情感分析清洗数据的时候,有好几处报度量数目不对,小白一个,之前也没有学过R,请教各位大神,到底是什么原因
> train<- read.csv("C:\\Users\\Administrator\\Desktop\\新建文件夹\\1.csv",quote = "",sep = "\"", header = F,col.names = 'msg', stringsAsFactors = F)
> neg <- read.csv("C:\\Users\\Administrator\\Desktop\\新建文件夹\\neg.csv", header = F, sep = ",", stringsAsFactors = F)
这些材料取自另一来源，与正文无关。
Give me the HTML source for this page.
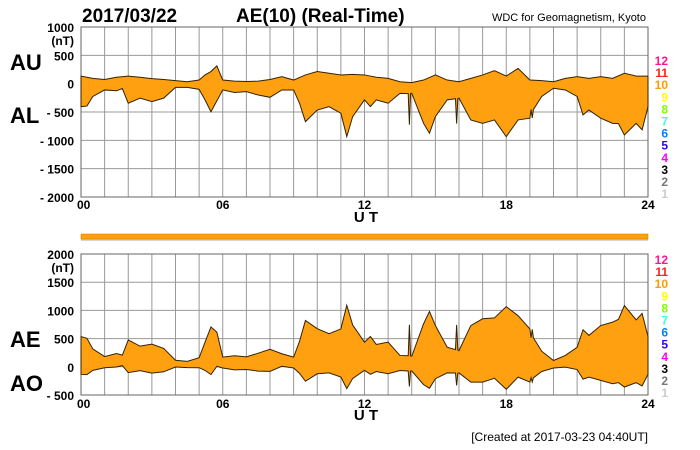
<!DOCTYPE html>
<html><head><meta charset="utf-8"><style>
body{margin:0;background:#fff}
svg{display:block;font-family:"Liberation Sans",sans-serif}
</style></head><body>
<svg id="c" width="700" height="450"></svg>
<script>
const hoursAU=[0,0.5,1,1.5,2,2.5,3,3.5,4,4.5,5,5.25,5.5,5.75,6,6.5,7,7.5,8,8.5,9,9.5,10,10.5,11,11.5,12,12.5,13,13.5,14,14.5,15,15.5,16,16.5,17,17.5,18,18.5,19,19.5,20,20.5,21,21.5,22,22.5,23,23.5,24];
const auValues=[140,100,80,120,140,120,95,80,60,40,70,160,220,320,70,50,45,50,80,130,70,160,220,190,160,170,160,120,100,40,25,70,160,70,40,100,160,235,140,275,70,60,40,100,130,100,130,100,190,140,140];
const hoursAL=[0,0.25,0.5,1,1.5,1.75,2,2.5,3,3.5,4,4.5,5,5.25,5.5,6,6.5,7,7.5,8,8.5,9,9.25,9.5,10,10.5,11,11.25,11.5,12,12.25,12.5,13,13.5,13.85,13.9,13.95,14,14.5,14.75,15,15.5,15.85,15.9,15.95,16,16.5,17,17.5,18,18.5,19,19.05,19.1,19.15,19.5,20,20.5,21,21.25,21.5,22,22.5,22.75,23,23.5,23.75,24];
const alValues=[-400,-390,-220,-105,-120,-80,-340,-250,-310,-250,-60,-60,-95,-280,-490,-105,-150,-135,-195,-235,-105,-105,-340,-665,-460,-400,-515,-930,-575,-280,-400,-280,-340,-165,-170,-720,-170,-165,-695,-870,-575,-280,-260,-700,-260,-250,-635,-695,-635,-930,-635,-605,-450,-600,-450,-220,-75,-105,-220,-545,-460,-605,-695,-700,-900,-695,-810,-400];
const topTicks=["1000","500","0","- 500","- 1000","- 1500","- 2000"];
const botTicks=["2000","1500","1000","500","0","- 500"];
const xTicks=["00","06","12","18","24"];
const legendLabels=["12","11","10","9","8","7","6","5","4","3","2","1"];
const legendColors=["#ff1493","#ff2020","#ff9a00","#ffff00","#80ff00","#40ffe0","#0080ff","#3300ff","#ff00ff","#000","#777","#ccc"];

const NS="http://www.w3.org/2000/svg",svg=document.getElementById('c');
function el(t,a,p){const e=document.createElementNS(NS,t);for(const k in a)e.setAttribute(k,a[k]);(p||svg).appendChild(e);return e;}
function txt(s,x,y,size,anchor,fill,weight){const t=el('text',{x:x,y:y,'font-size':size,'text-anchor':anchor||'start',fill:fill||'#000','font-weight':weight||'bold'});t.textContent=s;return t;}
const X0=81,X1=648;
const xs=h=>X0+(X1-X0)*h/24;
const yTop=v=>84-v*28.3/500;
const yBot=v=>367-v*28.2/500;
function interp(hs,vs,h){for(let i=1;i<hs.length;i++){if(h<=hs[i]){const t=(h-hs[i-1])/(hs[i]-hs[i-1]);return vs[i-1]+t*(vs[i]-vs[i-1]);}}return vs[vs.length-1];}
const allH=[...new Set(hoursAU.concat(hoursAL))].sort((a,b)=>a-b);

function grid(top,bot,nH){
  for(let h=0;h<=24;h++){const l=el('line',{x1:xs(h),x2:xs(h),y1:top,y2:bot,stroke:'#999','stroke-width':1});
    }
  for(let i=0;i<nH;i++){const y=top+(bot-top)*i/(nH-1);const l=el('line',{x1:X0,x2:X1,y1:y,y2:y,stroke:'#999','stroke-width':1});
    }
  const r=el('rect',{x:X0,y:top,width:X1-X0,height:bot-top,fill:'none',stroke:'#666','stroke-width':1});
  
}
// top panel
grid(27,197,7);
let pts=hoursAU.map((h,i)=>xs(h)+','+yTop(auValues[i]));
pts=pts.concat(hoursAL.slice().reverse().map((h,i)=>{const j=hoursAL.length-1-i;return xs(h)+','+yTop(alValues[j]);}));
const a1=el('polygon',{points:pts.join(' '),fill:'#ffa010',stroke:'#332200','stroke-width':1});

// bottom panel
grid(254,395,6);
const aeP=allH.map(h=>{const u=interp(hoursAU,auValues,h),l=interp(hoursAL,alValues,h);return xs(h)+','+yBot(u-l);});
const aoP=allH.slice().reverse().map(h=>{const u=interp(hoursAU,auValues,h),l=interp(hoursAL,alValues,h);return xs(h)+','+yBot((u+l)/2);});
const a2=el('polygon',{points:aeP.concat(aoP).join(' '),fill:'#ffa010',stroke:'#332200','stroke-width':1});

// strip
const st=el('rect',{x:X0,y:234,width:X1-X0,height:5,fill:'#ffa010',stroke:'#c08000','stroke-width':0.5});

const sl=el('line',{x1:X0,x2:X1,y1:240,y2:240,stroke:'#aaa','stroke-width':1});


// ticks
topTicks.forEach((s,i)=>{const t=txt(s,74,27+i*28.33+5,12,'end');});
botTicks.forEach((s,i)=>{const t=txt(s,74,254+i*28.2+5,12,'end');});
let u1=txt('(nT)',74,45,12,'end');
let u2=txt('(nT)',74,272,12,'end');
xTicks.forEach((s,i)=>{const x=xs(i*6);const anc=i==0?'start':'middle';
  const t=txt(s,i==0?x-4:x,209,12,anc);
  const b=txt(s,i==0?x-4:x,408,12,anc);});
let ut1=txt('U T',366,222,15,'middle');
let ut2=txt('U T',366,420,15,'middle');
// side labels
[['AU',10,70,'au-label'],['AL',10,123,'al-label'],['AE',10,347,'ae-label'],['AO',10,391,'ao-label']].forEach(a=>{const t=txt(a[0],a[1],a[2],22);});
// legends
legendLabels.forEach((s,i)=>{const t=txt(s,668,65+i*12.1,12,'end',legendColors[i]);
  const b=txt(s,668,264+i*12.1,12,'end',legendColors[i]);});
// titles
let t1=txt('2017/03/22',82,22,19);
let t2=txt('AE(10) (Real-Time)',236,22,19);
let t3=txt('WDC for Geomagnetism, Kyoto',646,21,11,'end','#000','normal');
let t4=txt('[Created at 2017-03-23 04:40UT]',648,441,12,'end','#000','normal');
</script>
</body></html>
> weight <- rep(-1, length(neg[,1]))
> neg <- cbind(neg, weight)
> pos <- read.csv("C:\\Users\\Administrator\\Desktop\\新建文件夹\\pos.csv", header = F, sep = ",", stringsAsFactors = F)
> weight <- rep(1, length(pos[,1]))
> pos <- cbind(pos, weight)
> posneg <- rbind(pos, neg)
> names(posneg) <- c("term", "weight")
> posneg <- posneg[!duplicated(posneg$term), ]
> dict <- posneg[, "term"]
> library(Rwordseg)
> sentence <- as.vector(train$msg)
> sentence <- gsub("[[:digit:]]*", "", sentence)
> sentence <- gsub("[a-zA-Z]", "", sentence)
> sentence <- gsub("\\.", "", sentence)
> train<- train[!is.na(sentence), ]
> sentence <- sentence[!is.na(sentence)]
>train <- train[!nchar(sentence) < 2, ] #老师这里说量度数目不对,我实在找不到问题是怎么回事了
>sentence <- sentence[!nchar(sentence) < 2]
>system.time(x <- segmentCN(strwords = sentence))
> temp <- lapply(x, length)
> temp <- unlist(temp)
> id <- rep(train[, "id"], temp) #这里也说量度数目不对
> label <- rep(train[, "label"], temp) #这里也是说量度数目不对
> term <- unlist(x)
> testterm <- as.data.frame(cbind(id, term, label), stringsAsFactors = F)
>stopword <- read.csv("C:\\Users\\Administrator\\Desktop\\新建文件夹\\stopword.csv", header = F, sep = ",", stringsAsFactors = F)
> stopword <- stopword[!stopword$term %in% posneg$term,]
> testterm <- testterm[!testterm$term %in% stopword,]